Допроса у Сосновского в сценарии не было. Там Лену били и допрашивали сразу в гестапо. На самом деле, однако, в эти оставшиеся дни, а точнее, часы жизни, ее уже не пытали, потому что Клаус, ознакомившись с докладной, справедливо решил, что метод воздействия себя исчерпал. Он признавал умение Сосновского развязывать языки пытками, но к его способностям следователя в целом относился презрительно, ибо специалистом в этой области почитал прежде всего себя, человека несравненно более высокоорганизованного.

— Отто! — приказал он Лаврентьеву. — Позаботьтесь, чтобы девушку привели в порядок, накормили и оказали медицинскую помощь. Она должна увидеть разницу между цивилизованными людьми и этим мясником. Ты ведь знаешь, что его отец работал на бойне?

Клаус, разумеется, руководствовался не только соображениями расового превосходства. Получить сведения о террористах было необходимо, и тут годились все средства, в том числе и «гуманные». Да иных, собственно, и не оставалось. Кнут и пряник — вот и все, что было в их распоряжении, — очень жесткий кнут и очень сухой пряник. Кнут обычно действовал вернее, поэтому к прянику прибегали значительно реже, не возлагая на это последнее средство неоправданных надежд. Все это Клаус понимал и не желал личного поражения.

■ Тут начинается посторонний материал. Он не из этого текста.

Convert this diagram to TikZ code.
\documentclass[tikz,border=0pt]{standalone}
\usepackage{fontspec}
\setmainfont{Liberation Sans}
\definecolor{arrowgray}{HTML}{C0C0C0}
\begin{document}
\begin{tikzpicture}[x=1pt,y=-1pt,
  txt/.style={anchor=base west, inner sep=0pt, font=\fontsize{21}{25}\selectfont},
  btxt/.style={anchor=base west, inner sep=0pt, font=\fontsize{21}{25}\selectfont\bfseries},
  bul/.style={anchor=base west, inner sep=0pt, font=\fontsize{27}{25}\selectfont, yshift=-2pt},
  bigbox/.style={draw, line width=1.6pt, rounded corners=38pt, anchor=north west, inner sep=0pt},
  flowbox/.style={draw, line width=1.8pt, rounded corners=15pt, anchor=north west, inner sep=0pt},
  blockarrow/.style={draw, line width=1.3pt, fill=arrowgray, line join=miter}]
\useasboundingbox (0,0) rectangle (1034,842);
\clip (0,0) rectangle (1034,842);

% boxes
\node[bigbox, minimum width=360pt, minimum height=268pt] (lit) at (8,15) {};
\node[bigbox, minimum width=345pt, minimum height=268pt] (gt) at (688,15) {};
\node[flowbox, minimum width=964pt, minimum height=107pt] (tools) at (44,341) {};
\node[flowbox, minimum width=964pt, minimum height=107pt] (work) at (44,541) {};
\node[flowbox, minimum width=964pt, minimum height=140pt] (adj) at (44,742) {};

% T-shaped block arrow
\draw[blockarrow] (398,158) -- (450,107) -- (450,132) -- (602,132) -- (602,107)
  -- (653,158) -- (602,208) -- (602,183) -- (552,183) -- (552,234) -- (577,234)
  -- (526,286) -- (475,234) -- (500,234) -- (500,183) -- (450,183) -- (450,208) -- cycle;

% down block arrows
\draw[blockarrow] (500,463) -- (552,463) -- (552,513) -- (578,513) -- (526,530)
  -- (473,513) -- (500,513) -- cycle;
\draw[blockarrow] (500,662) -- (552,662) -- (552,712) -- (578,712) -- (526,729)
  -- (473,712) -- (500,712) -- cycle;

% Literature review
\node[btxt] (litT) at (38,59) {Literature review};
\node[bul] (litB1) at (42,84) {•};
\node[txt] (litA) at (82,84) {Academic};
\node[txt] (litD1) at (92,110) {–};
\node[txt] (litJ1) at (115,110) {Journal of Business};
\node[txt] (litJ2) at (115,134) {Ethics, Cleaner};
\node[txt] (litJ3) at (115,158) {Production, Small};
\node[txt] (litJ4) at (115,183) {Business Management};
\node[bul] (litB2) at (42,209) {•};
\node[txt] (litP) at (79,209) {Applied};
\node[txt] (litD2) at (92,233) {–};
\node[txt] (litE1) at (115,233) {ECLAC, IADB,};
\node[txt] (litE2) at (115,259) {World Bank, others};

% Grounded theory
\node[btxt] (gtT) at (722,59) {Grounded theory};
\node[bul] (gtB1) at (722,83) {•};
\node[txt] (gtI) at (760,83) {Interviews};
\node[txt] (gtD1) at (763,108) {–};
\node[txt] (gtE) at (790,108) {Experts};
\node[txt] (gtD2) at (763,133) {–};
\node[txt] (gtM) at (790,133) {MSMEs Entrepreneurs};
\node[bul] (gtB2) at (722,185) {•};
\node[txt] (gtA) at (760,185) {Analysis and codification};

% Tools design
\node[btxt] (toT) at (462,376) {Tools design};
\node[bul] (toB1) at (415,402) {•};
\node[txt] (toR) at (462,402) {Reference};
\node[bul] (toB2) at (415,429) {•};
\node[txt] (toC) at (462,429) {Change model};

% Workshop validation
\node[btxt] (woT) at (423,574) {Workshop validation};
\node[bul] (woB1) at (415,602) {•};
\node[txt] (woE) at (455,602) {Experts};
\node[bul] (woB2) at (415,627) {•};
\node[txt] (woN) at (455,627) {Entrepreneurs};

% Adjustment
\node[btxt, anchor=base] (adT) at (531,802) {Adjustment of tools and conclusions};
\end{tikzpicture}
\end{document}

— Мне пришла в голову удачная мысль, Отто. Кажется, она из интеллигентной семьи. Это нужно использовать. Полная смена обстановки — вот главный прием. Золушка на балу! Каково?

«На балу?!»

Сравнение было диким, но он сказал серьезно:

— Да, это мысль!

— Это замечательная мысль, — подтвердил Клаус самодовольно. — Я продумал ее в деталях. И решил, что принцем будешь ты, Отто.

— Я?

— Конечно. Я поручаю эту девочку тебе. С твоим образованием ничего не стоит произвести должное впечатление на профессорскую дочку.

«Вот что значит неосторожно процитировать Гёте в компании невежд!» Он никогда не думал, что репутация образованного немца сыграет с ним такую злую шутку. Но он еще не знал, насколько злую и непоправимую. И потому нашел в распоряжении шефа даже нечто положительное. У него мелькнула надежда помочь Лене.